(Records with drawing code)
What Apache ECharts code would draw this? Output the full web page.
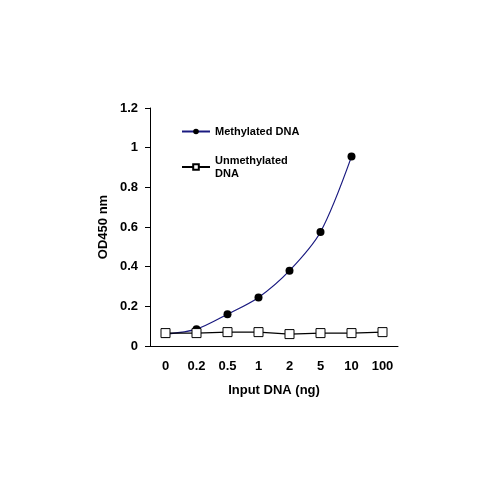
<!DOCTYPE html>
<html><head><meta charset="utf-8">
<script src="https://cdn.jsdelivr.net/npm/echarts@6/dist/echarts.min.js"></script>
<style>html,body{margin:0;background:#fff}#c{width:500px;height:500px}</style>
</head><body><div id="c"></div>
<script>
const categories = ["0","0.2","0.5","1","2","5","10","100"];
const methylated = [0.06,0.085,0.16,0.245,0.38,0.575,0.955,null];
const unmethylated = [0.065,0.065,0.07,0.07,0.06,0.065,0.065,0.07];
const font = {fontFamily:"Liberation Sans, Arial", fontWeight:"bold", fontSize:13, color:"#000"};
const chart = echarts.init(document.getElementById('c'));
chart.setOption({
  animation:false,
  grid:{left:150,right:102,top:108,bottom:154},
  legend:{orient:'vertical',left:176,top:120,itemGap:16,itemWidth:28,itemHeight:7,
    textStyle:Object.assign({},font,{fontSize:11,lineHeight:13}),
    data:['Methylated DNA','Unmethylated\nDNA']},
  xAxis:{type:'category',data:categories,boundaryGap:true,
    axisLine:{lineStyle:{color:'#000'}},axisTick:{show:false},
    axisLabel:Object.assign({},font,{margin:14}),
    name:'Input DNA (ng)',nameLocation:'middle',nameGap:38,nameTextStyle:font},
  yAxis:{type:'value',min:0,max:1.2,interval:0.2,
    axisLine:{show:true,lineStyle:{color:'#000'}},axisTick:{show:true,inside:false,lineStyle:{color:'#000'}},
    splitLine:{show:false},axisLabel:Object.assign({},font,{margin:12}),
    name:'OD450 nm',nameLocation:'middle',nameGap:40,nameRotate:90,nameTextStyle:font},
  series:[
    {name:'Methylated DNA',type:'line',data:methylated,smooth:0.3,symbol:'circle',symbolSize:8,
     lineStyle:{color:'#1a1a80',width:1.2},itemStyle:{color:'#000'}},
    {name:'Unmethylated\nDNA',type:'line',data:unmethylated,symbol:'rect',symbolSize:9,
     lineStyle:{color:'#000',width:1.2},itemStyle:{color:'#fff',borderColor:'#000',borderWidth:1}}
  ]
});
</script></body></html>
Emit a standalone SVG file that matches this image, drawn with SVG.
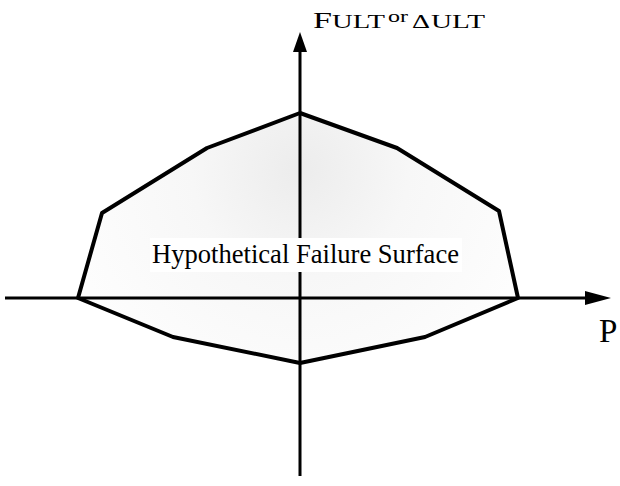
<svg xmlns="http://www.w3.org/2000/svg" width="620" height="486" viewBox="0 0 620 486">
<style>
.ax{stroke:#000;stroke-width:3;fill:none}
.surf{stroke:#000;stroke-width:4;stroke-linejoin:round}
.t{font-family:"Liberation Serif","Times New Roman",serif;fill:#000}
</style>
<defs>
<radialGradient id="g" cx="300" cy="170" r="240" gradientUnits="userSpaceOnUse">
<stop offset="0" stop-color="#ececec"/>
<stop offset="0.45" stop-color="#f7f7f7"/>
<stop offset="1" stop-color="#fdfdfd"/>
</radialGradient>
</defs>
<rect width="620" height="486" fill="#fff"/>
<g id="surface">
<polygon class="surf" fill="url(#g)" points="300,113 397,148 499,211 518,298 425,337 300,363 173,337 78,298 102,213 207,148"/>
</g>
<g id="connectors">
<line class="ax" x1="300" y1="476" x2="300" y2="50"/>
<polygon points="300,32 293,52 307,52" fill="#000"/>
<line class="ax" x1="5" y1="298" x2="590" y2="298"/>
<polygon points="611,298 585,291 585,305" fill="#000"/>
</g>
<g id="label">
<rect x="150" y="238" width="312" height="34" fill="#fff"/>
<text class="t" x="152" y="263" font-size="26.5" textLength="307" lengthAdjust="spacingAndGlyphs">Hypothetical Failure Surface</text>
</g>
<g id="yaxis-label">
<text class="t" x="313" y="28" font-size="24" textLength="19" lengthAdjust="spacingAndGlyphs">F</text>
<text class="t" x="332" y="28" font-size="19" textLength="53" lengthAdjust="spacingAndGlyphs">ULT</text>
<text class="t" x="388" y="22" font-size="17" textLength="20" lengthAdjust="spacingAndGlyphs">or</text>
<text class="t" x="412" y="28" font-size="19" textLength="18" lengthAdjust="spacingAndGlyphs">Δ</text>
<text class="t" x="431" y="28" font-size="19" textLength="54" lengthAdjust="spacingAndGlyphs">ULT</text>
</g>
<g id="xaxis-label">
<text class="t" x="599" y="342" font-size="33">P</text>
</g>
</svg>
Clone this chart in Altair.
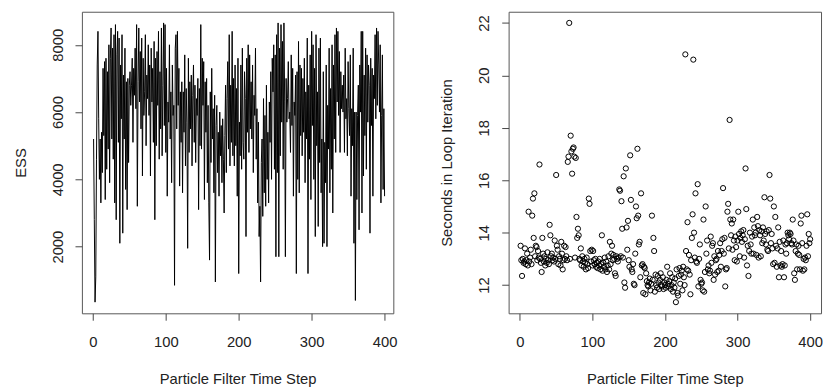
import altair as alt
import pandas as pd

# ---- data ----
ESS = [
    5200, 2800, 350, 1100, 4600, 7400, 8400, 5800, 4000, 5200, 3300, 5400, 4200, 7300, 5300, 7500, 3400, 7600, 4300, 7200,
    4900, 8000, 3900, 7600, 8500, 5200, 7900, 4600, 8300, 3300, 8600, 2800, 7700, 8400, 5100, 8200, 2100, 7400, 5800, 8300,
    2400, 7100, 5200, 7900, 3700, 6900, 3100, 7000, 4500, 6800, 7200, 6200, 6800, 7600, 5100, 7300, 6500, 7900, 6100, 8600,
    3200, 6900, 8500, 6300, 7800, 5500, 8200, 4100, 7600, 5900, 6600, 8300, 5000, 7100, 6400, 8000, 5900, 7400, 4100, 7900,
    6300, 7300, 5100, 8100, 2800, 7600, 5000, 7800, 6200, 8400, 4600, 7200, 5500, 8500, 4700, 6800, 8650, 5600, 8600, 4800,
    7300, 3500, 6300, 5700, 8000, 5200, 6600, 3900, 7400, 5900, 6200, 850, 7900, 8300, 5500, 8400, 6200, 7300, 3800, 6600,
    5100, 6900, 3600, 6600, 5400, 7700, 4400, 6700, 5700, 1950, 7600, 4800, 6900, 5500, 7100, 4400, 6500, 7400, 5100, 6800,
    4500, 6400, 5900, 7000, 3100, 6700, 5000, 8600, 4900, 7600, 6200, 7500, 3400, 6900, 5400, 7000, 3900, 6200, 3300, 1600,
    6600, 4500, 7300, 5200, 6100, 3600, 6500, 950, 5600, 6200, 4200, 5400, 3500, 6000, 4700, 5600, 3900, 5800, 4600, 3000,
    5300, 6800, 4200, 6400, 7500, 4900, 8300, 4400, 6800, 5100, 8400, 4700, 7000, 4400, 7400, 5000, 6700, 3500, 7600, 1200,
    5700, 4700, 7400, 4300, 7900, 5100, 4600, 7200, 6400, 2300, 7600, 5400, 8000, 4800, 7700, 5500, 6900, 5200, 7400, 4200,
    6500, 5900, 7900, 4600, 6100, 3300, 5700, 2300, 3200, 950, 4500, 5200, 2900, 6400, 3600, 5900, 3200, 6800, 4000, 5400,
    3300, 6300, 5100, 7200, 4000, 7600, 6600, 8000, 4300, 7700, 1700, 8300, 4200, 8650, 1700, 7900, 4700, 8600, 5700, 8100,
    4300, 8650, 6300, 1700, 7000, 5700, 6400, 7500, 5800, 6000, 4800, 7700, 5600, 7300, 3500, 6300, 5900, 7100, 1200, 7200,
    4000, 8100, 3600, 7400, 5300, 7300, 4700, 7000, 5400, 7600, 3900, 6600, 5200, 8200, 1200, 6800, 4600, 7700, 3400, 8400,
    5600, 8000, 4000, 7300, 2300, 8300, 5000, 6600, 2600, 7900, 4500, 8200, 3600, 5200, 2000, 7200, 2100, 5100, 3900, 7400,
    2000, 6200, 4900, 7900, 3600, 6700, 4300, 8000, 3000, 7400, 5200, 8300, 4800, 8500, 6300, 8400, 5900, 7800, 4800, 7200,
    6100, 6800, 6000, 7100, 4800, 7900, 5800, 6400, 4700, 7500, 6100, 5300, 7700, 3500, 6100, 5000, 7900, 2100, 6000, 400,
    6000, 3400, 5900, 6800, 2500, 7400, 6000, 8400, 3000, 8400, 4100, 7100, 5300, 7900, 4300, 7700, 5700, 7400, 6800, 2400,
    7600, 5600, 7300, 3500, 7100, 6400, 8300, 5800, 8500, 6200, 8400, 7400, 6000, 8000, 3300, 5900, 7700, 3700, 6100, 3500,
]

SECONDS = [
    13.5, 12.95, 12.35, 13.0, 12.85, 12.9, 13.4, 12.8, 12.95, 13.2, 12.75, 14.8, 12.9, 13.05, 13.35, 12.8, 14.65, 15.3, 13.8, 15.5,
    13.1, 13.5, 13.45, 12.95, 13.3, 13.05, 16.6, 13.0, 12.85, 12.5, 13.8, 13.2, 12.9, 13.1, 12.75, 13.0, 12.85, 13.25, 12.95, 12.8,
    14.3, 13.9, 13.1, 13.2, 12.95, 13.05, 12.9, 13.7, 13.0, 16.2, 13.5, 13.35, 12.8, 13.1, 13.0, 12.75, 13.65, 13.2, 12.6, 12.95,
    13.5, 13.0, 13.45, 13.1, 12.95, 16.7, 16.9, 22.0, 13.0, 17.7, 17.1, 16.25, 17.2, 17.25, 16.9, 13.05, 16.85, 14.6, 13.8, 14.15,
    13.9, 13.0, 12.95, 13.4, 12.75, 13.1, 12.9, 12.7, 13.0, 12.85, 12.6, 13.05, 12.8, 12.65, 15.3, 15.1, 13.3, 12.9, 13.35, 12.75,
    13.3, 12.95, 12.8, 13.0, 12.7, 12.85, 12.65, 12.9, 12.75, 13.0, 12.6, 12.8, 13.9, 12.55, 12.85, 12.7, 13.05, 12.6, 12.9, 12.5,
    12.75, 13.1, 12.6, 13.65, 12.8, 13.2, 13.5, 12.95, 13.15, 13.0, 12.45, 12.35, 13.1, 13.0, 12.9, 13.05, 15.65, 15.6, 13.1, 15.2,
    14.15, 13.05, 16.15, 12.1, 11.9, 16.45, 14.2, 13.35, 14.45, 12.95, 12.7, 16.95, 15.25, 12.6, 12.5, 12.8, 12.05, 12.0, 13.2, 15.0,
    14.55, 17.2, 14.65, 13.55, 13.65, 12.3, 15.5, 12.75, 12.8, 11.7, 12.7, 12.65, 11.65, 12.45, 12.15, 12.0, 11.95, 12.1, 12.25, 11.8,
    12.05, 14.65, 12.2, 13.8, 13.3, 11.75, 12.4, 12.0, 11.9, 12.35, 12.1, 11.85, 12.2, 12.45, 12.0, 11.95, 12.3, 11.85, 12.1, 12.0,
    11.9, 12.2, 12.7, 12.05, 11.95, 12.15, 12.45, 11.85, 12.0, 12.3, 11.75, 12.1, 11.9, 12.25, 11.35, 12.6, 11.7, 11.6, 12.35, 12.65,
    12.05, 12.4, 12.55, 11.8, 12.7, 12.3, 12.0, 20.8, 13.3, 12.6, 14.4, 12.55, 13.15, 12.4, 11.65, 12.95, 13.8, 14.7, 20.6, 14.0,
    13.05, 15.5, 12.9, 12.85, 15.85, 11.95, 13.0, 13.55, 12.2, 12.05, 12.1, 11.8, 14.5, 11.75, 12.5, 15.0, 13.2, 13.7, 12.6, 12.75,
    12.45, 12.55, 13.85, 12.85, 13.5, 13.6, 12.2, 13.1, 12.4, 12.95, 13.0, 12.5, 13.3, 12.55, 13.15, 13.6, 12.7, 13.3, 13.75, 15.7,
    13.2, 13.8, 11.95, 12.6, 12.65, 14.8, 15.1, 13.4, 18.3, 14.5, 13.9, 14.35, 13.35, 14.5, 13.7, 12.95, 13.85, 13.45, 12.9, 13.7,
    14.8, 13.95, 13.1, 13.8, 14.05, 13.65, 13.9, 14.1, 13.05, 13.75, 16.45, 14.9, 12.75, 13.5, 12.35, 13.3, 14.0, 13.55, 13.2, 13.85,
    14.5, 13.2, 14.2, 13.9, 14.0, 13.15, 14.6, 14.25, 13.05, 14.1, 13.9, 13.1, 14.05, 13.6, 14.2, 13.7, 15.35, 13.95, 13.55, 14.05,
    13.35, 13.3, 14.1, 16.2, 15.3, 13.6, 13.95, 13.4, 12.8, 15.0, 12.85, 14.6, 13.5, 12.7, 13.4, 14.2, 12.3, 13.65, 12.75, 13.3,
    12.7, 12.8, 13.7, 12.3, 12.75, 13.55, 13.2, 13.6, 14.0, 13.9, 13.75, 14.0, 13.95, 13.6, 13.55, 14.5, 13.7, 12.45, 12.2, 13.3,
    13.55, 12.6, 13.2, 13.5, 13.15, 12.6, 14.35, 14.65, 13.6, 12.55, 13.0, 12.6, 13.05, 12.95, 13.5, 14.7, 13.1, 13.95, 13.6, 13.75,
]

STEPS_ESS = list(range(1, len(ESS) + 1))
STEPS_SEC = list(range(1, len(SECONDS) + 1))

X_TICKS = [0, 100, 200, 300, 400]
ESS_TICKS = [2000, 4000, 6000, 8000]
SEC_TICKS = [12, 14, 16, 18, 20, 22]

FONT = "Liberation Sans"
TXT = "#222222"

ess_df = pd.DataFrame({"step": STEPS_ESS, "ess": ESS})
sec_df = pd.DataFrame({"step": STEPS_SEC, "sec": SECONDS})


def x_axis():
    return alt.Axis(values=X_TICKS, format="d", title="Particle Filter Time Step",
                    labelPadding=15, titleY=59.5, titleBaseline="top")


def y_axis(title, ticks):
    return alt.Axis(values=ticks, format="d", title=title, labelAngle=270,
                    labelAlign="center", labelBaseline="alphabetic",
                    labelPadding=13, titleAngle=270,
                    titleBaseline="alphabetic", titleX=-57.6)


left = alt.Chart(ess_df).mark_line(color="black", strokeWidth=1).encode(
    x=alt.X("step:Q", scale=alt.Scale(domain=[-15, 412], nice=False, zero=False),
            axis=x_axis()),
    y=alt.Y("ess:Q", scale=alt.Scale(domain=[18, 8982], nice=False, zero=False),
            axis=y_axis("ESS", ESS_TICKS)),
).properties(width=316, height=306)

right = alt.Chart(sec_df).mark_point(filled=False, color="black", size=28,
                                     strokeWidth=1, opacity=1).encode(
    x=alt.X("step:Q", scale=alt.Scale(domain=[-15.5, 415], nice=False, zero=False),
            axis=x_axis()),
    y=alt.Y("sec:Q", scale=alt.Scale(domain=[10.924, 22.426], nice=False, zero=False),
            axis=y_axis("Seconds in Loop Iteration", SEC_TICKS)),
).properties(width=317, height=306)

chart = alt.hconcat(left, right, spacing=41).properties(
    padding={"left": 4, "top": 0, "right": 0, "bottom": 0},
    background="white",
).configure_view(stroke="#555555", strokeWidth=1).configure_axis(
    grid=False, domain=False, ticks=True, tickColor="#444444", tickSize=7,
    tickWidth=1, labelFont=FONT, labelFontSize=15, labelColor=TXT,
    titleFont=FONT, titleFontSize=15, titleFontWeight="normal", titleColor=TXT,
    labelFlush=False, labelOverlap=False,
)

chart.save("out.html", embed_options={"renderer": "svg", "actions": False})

§ **The problem**: Where a line above includes "this", copy that line.

§ **Correct output**:
What Apache ECharts code would draw this? Output the full web page.
Emit a standalone SVG file that matches this image, drawn with SVG.
Clone this chart in Altair.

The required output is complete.